Two weeks ago, NAICOM, NIA and FFS agreed to embark on the enforcement of this aspect of Compulsory Insurance nationwide in a bid to sanction owners of any such classified buildings without proof of insurance coverage.
Following some of the resolutions, insurance operators were directed to henceforth clarify in their returns the premium they make on insurances of public building in line with the provisions of the Section 65 (4) of the insurance Act 2003.
This provides that the insurance companies would support the Fire Service with part of the premium paid to fire underwriters for protection against fire disaster According to the Commissioner for Insurance, Mohammed Kari, henceforth, the implementation would be enforced by the fire services, which is empowered to demand from any public building owner the proof of fire insurance coverage.
He said sensitisation would be carried out to ensure that nobody is left in doubt of which building or premise is classified as public building. “Failure to respect the law will be dealt with severe consequences by the enforcement agencies, which will be in this case, the fire services,” Kari said.

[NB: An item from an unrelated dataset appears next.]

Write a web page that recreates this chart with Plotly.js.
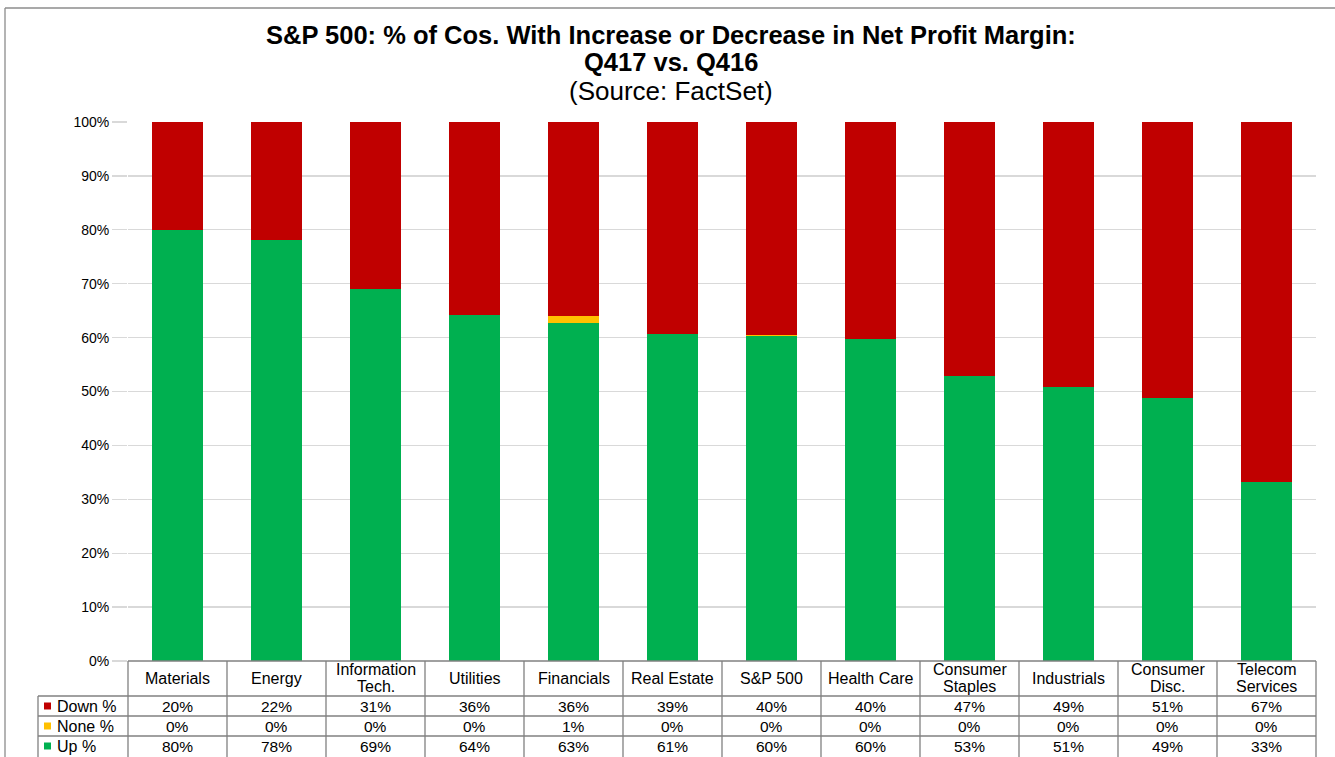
<!DOCTYPE html>
<html>
<head>
<meta charset="utf-8">
<script src="https://cdn.plot.ly/plotly-3.0.1.min.js"></script>
<style>
  body { margin: 0; background: #fff; }
  #chart { width: 1335px; height: 757px; }
</style>
</head>
<body>
<div id="chart"></div>
<script>
// sectors, in chart order
var sectors = ['Materials', 'Energy', 'Information<br>Tech.', 'Utilities', 'Financials', 'Real Estate',
  'S&P 500', 'Health Care', 'Consumer<br>Staples', 'Industrials', 'Consumer<br>Disc.', 'Telecom<br>Services'];

// bar heights (%)
var upPct   = [80.0, 78.1, 69.0, 64.2, 62.7, 60.7, 60.3, 59.7, 52.9, 50.8, 48.8, 33.2];
var nonePct = [0, 0, 0, 0, 1.4, 0, 0.2, 0, 0, 0, 0, 0];
var downPct = [20.0, 21.9, 31.0, 35.8, 35.9, 39.3, 39.5, 40.3, 47.1, 49.2, 51.2, 66.8];

// values as printed in the table
var downLbl = ['20%', '22%', '31%', '36%', '36%', '39%', '40%', '40%', '47%', '49%', '51%', '67%'];
var noneLbl = ['0%', '0%', '0%', '0%', '1%', '0%', '0%', '0%', '0%', '0%', '0%', '0%'];
var upLbl   = ['80%', '78%', '69%', '64%', '63%', '61%', '60%', '60%', '53%', '51%', '49%', '33%'];

var titleLines = ['S&P 500: % of Cos. With Increase or Decrease in Net Profit Margin:', 'Q417 vs. Q416', '(Source: FactSet)'];

var red = '#C00000', yellow = '#FFC000', green = '#00B050';
var xs = sectors.map(function (s, i) { return i; });

var data = [
  { x: xs, y: upPct, type: 'bar', name: 'Up %', marker: { color: green } },
  { x: xs, y: nonePct, type: 'bar', name: 'None %', marker: { color: yellow } },
  { x: xs, y: downPct, type: 'bar', name: 'Down %', marker: { color: red } }
];
// bars are in % so scale to the 0..1 axis
data.forEach(function (t) { t.y = t.y.map(function (v) { return v / 100; }); });

// plot area: left 128, right 1316, top 122, bottom 661 (px)
var L = 128, R = 1316, T = 122, B = 661;
var W = R - L, H = B - T;
function px(v) { return (v - L) / W; }   // page x -> paper x
function py(v) { return (B - v) / H; }   // page y -> paper y

var FONT = 'Liberation Sans, Arial, sans-serif';
var grey = '#808080';
var shapes = [];
function line(x0, y0, x1, y1, c) {
  shapes.push({ type: 'line', xref: 'paper', yref: 'paper', x0: px(x0), y0: py(y0), x1: px(x1), y1: py(y1),
    line: { color: c || grey, width: 1.3 } });
}
// table grid
var rows = [661, 696, 716, 736, 756];
line(L, 661, R, 661);
for (var r = 1; r < rows.length - 1; r++) line(38, rows[r], R, rows[r]);
for (var k = 0; k <= sectors.length; k++) {
  var xx = L + k * W / sectors.length;
  line(xx, 661, xx, 760);
}
line(38, 696, 38, 760);
// outer frame of the chart
line(5, 8, 1340, 8, '#8c8c8c');
line(5, 8, 5, 760, '#8c8c8c');

var annotations = [];
var tf = { family: FONT, size: 15.5, color: '#000' };
sectors.forEach(function (s, i) {
  var parts = s.split('<br>');
  var ys = parts.length > 1 ? [669.5, 686.5] : [678.5];
  parts.forEach(function (p, n) {
    annotations.push({ x: i, y: py(ys[n]), xref: 'x', yref: 'paper', text: p, showarrow: false,
      font: { family: FONT, size: 16, color: '#000' }, xanchor: 'center', yanchor: 'middle' });
  });
  [downLbl, noneLbl, upLbl].forEach(function (arr, j) {
    annotations.push({ x: i, y: py((rows[j + 1] + rows[j + 2]) / 2), xref: 'x', yref: 'paper',
      text: arr[i], showarrow: false, font: tf, xanchor: 'center', yanchor: 'middle' });
  });
});
// row keys of the data table
var legendRows = [['Down %', red], ['None %', yellow], ['Up %', green]];
legendRows.forEach(function (lr, j) {
  var cy = (rows[j + 1] + rows[j + 2]) / 2;
  shapes.push({ type: 'rect', xref: 'paper', yref: 'paper', x0: px(44), x1: px(51), y0: py(cy - 3.5), y1: py(cy + 3.5),
    fillcolor: lr[1], line: { width: 0 } });
  annotations.push({ x: px(55), y: py(cy), xref: 'paper', yref: 'paper',
    text: lr[0], showarrow: false,
    font: { family: FONT, size: 16, color: '#000' }, xanchor: 'left', yanchor: 'middle' });
});
// title, three lines
var titleY = [35, 62, 91];
titleLines.forEach(function (t, j) {
  annotations.push({ x: (671 - L) / W, y: py(titleY[j]), xref: 'paper', yref: 'paper',
    text: j < 2 ? '<b>' + t + '</b>' : t, showarrow: false,
    font: { family: FONT, size: j < 2 ? 25.5 : 26, color: '#000' }, xanchor: 'center', yanchor: 'middle' });
});

var layout = {
  width: 1335,
  height: 757,
  margin: { l: L, r: 1335 - R, t: T, b: 757 - B },
  paper_bgcolor: '#fff',
  plot_bgcolor: '#fff',
  barmode: 'stack',
  bargap: 0.485,
  showlegend: false,
  xaxis: {
    range: [-0.5, sectors.length - 0.5],
    showticklabels: false,
    showgrid: false,
    zeroline: false,
    ticks: ''
  },
  yaxis: {
    range: [0, 1],
    tickvals: [0, 0.1, 0.2, 0.3, 0.4, 0.5, 0.6, 0.7, 0.8, 0.9, 1],
    tickformat: '.0%',
    showgrid: true,
    gridcolor: '#d9d9d9',
    gridwidth: 1.3,
    zeroline: false,
    ticks: 'outside',
    ticklen: 15,
    tickcolor: '#d9d9d9',
    tickwidth: 1.3,
    tickfont: { family: FONT, size: 14, color: '#000' }
  },
  shapes: shapes,
  annotations: annotations
};

Plotly.newPlot('chart', data, layout, { staticPlot: true });
</script>
</body>
</html>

In the same vein, the Comptroller General, FSS, Anebi Joseph Garba, lamented the tragedies fire had caused in the country, saying that most of the edifices affected by fire disaster had no fire insurance covers.
He made reference to Section 48 and 89 of the National Fire Code, which empowers the fire service to carry out risk assessment of any public building and to demand for insurance certificate.
While expressing optimism that the insurance industry would record more funds if the whole process takes off, he regretted that in some states, the FFS lacked logistics such as utility vehicles to inspect buildings and enforce insurance coverage. On his part, Chairman, NIA, Eddie Efekoya, said the development marked a milestone as far as protection against fire disaster was concerned.
While reaffirming the association’s support for the implementation of the Act, he said it had taken almost 14 years for its implementation. “Insurance can compensate materially but really cannot compensate the trauma we all get from it.
The waste in terms of the money spent for compensation or reconstructing the destroyed building would have been channeled to other profitable ventures,” he added.